- [Exercise task]
Copy out the lines of the records below, and only those lines, from the one with "Generate a LaTeX" through the one with "align=center, anchor=north] (gluc)", exactly as they appear.

[Plotting code records]
+===+

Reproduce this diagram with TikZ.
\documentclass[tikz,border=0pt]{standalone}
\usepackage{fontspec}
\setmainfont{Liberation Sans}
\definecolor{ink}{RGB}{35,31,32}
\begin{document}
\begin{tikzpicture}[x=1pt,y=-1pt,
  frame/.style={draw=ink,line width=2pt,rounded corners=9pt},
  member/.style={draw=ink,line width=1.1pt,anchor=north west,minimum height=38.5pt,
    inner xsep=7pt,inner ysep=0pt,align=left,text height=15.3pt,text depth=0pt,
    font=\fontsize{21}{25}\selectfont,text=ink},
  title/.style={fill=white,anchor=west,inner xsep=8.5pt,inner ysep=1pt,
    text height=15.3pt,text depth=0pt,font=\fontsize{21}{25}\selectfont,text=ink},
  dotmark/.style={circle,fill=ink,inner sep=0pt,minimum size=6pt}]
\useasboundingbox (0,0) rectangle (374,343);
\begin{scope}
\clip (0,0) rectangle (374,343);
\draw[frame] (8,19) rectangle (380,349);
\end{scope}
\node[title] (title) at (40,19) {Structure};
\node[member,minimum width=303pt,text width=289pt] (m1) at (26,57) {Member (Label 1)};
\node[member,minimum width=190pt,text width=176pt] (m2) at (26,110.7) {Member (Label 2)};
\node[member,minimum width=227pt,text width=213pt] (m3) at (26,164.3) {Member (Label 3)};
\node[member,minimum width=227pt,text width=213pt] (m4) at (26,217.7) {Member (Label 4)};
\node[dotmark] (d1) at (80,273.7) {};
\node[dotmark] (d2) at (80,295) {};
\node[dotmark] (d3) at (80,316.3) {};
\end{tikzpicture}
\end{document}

+===+

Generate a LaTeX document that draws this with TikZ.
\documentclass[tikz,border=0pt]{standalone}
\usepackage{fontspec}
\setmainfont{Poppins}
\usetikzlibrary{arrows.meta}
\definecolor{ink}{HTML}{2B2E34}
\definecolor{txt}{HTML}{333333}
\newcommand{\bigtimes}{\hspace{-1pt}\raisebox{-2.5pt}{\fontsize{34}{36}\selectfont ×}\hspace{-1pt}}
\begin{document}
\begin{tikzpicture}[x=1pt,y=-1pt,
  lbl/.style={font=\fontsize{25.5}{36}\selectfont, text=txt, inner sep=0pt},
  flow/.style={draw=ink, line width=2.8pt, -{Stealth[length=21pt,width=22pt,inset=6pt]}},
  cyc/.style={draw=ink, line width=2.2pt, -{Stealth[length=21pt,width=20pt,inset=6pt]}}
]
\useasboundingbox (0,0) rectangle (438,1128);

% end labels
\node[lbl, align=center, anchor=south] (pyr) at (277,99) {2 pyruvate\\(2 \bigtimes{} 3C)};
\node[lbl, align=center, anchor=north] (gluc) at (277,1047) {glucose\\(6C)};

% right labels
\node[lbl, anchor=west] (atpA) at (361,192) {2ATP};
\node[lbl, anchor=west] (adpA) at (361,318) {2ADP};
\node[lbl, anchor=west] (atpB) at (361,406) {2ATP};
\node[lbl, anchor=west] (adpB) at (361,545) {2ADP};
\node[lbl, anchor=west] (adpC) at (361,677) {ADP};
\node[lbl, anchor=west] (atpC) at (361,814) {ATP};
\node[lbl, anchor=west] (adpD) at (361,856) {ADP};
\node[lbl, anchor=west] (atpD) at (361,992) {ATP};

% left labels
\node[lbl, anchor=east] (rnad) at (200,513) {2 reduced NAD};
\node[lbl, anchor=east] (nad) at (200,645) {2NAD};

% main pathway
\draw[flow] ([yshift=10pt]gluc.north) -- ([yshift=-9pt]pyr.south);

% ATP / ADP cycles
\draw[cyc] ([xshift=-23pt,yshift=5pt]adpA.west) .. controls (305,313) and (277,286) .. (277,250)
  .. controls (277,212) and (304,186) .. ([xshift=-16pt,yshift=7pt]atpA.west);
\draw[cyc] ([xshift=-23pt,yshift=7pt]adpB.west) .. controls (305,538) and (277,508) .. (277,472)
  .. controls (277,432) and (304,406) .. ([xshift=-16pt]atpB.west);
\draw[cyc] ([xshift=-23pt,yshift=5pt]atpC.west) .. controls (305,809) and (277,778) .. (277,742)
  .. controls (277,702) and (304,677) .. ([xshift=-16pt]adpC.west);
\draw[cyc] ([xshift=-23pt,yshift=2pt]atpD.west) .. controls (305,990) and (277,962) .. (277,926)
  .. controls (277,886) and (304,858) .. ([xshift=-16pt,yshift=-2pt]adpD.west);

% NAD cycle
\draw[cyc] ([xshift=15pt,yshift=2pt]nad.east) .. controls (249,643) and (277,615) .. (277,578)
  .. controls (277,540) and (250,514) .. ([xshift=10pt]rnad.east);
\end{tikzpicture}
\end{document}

+===+

- [Reply to the exercise]
Generate a LaTeX document that draws this with TikZ.
\documentclass[tikz,border=0pt]{standalone}
\usepackage{fontspec}
\setmainfont{Poppins}
\usetikzlibrary{arrows.meta}
\definecolor{ink}{HTML}{2B2E34}
\definecolor{txt}{HTML}{333333}
\newcommand{\bigtimes}{\hspace{-1pt}\raisebox{-2.5pt}{\fontsize{34}{36}\selectfont ×}\hspace{-1pt}}
\begin{document}
\begin{tikzpicture}[x=1pt,y=-1pt,
  lbl/.style={font=\fontsize{25.5}{36}\selectfont, text=txt, inner sep=0pt},
  flow/.style={draw=ink, line width=2.8pt, -{Stealth[length=21pt,width=22pt,inset=6pt]}},
  cyc/.style={draw=ink, line width=2.2pt, -{Stealth[length=21pt,width=20pt,inset=6pt]}}
]
\useasboundingbox (0,0) rectangle (438,1128);

% end labels
\node[lbl, align=center, anchor=south] (pyr) at (277,99) {2 pyruvate\\(2 \bigtimes{} 3C)};
\node[lbl, align=center, anchor=north] (gluc) at (277,1047) {glucose\\(6C)};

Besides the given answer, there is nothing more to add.